In particular, when I reached the place that I mentioned above where I asked the Discord for help, the answer was: reset the game every couple of hours. And, indeed, I could make progress that way; but that meant that I was contantly in the “frequent clicking” part of the growth curve.
I tried that for a while, and it was fun in its own way. (And fun in a different way from my previous experiences with the game: yet another texture that the game revealed to me.) But it was messing with my life, and it was still taking long enough that I’d be stuck in that phase for a while.

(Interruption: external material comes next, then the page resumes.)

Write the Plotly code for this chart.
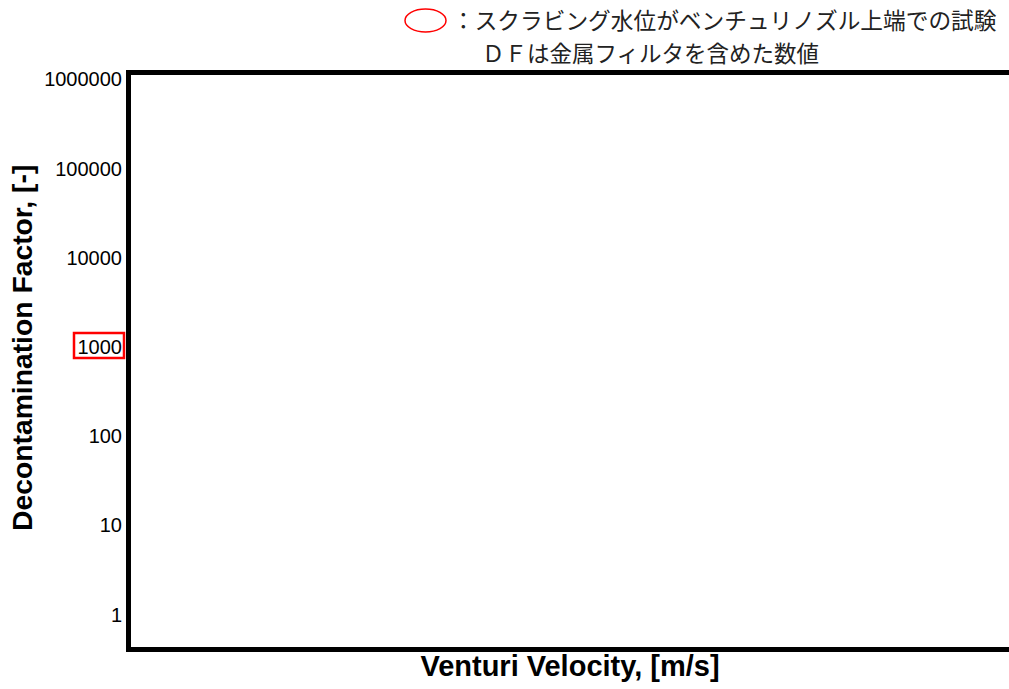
import plotly.graph_objects as go

# Data (the reference chart shows an empty plot area)
venturi_velocity = []
decontamination_factor = []

y_tick_values = [1, 10, 100, 1000, 10000, 100000, 1000000]
y_tick_labels = ["1", "10", "100", "1000", "10000", "100000", "1000000"]

note_line1 = "：スクラビング水位がベンチュリノズル上端での試験"
note_line2 = "ＤＦは金属フィルタを含めた数値"
x_title = "Venturi Velocity, [m/s]"
y_title = "Decontamination Factor, [-]"

W, H = 1009, 689
L, R, T, B = 131, 0, 75, 42
PW, PH = W - L - R, H - T - B


def px(x):
    return (x - L) / PW


def py(y):
    return (H - B - y) / PH


fig = go.Figure()
fig.add_trace(go.Scatter(x=venturi_velocity, y=decontamination_factor,
                         mode="markers", showlegend=False))

fig.update_layout(
    width=W, height=H,
    margin=dict(l=L, r=R, t=T, b=B),
    paper_bgcolor="white", plot_bgcolor="white",
    showlegend=False,
    font=dict(family="Liberation Sans, Arial, sans-serif", color="black"),
)

fig.update_xaxes(
    range=[0, 1], showgrid=False, zeroline=False, showticklabels=False,
    ticks="", showline=True, linewidth=5, linecolor="black", mirror=True,
    title=dict(text=x_title, font=dict(size=29, family="Liberation Sans, Arial", weight="bold"),
               standoff=6),
)
fig.update_yaxes(
    type="log", range=[-0.364, 6.05], showgrid=False, zeroline=False,
    tickvals=y_tick_values, ticktext=y_tick_labels, ticks="",
    tickfont=dict(size=20), showline=True, linewidth=5, linecolor="black",
)

# y-axis title (placed as annotation to match its position off-centre)
fig.add_annotation(text=y_title, xref="paper", yref="paper",
                   x=px(22), y=py(348), xanchor="center", yanchor="middle",
                   textangle=-90, showarrow=False,
                   font=dict(size=28.3, family="Liberation Sans, Arial", weight="bold",
                             color="black"))

# red box around the 1000 tick label
fig.add_shape(type="rect", xref="paper", yref="paper",
              x0=px(74), x1=px(124), y0=py(358), y1=py(333),
              line=dict(color="red", width=2.5), fillcolor="rgba(0,0,0,0)")
# red ellipse in note
fig.add_shape(type="circle", xref="paper", yref="paper",
              x0=px(405), x1=px(446), y0=py(32), y1=py(9),
              line=dict(color="red", width=1.5))

fig.add_annotation(text=note_line1, xref="paper", yref="paper",
                   x=px(450), y=py(20), xanchor="left", yanchor="middle",
                   showarrow=False,
                   font=dict(size=22.7, family="Noto Sans CJK JP", color="#222"))
fig.add_annotation(text=note_line2, xref="paper", yref="paper",
                   x=px(480), y=py(52), xanchor="left", yanchor="middle",
                   showarrow=False,
                   font=dict(size=22.5, family="Noto Sans CJK JP", color="#222"))

fig.write_html("out.html", config={"displayModeBar": False},
               post_script="document.body.style.margin='0';document.body.style.overflow='hidden';")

I could have shifted back to the way I’d been making progress before I’d asked for help; that would have been better for my game / life balance, but the earlier method really was a lot slower, it honestly might have taken me a year to get to the next part of the game’s design space that way. I could repeat challenges to push on some of the relevant curves; I did that for a while, it helped (and was interesting), but it didn’t really make enough progress to resolve my dilemma.
So I stopped. Which is fine; that happens with games that don’t have clear ending points. There’s nothing magical about the so-called “end game” in Kittens Game, after all, it’s just where the growth mechanism peter out in the current stage of development, it’s not like it’s some big narrative conclusion or anything.
And I’m definitely glad I spent the time with Kittens Game that I did: in its own way, it’s absolutely one of the best games I played this year. And it’s good in a such a different way from other non-clicker games I’ve played; and Kittens Game is a much much better clicker game than any other one I’ve played other than Universal Paperclips. (Which I definitely appreciate more now than when I first played it.)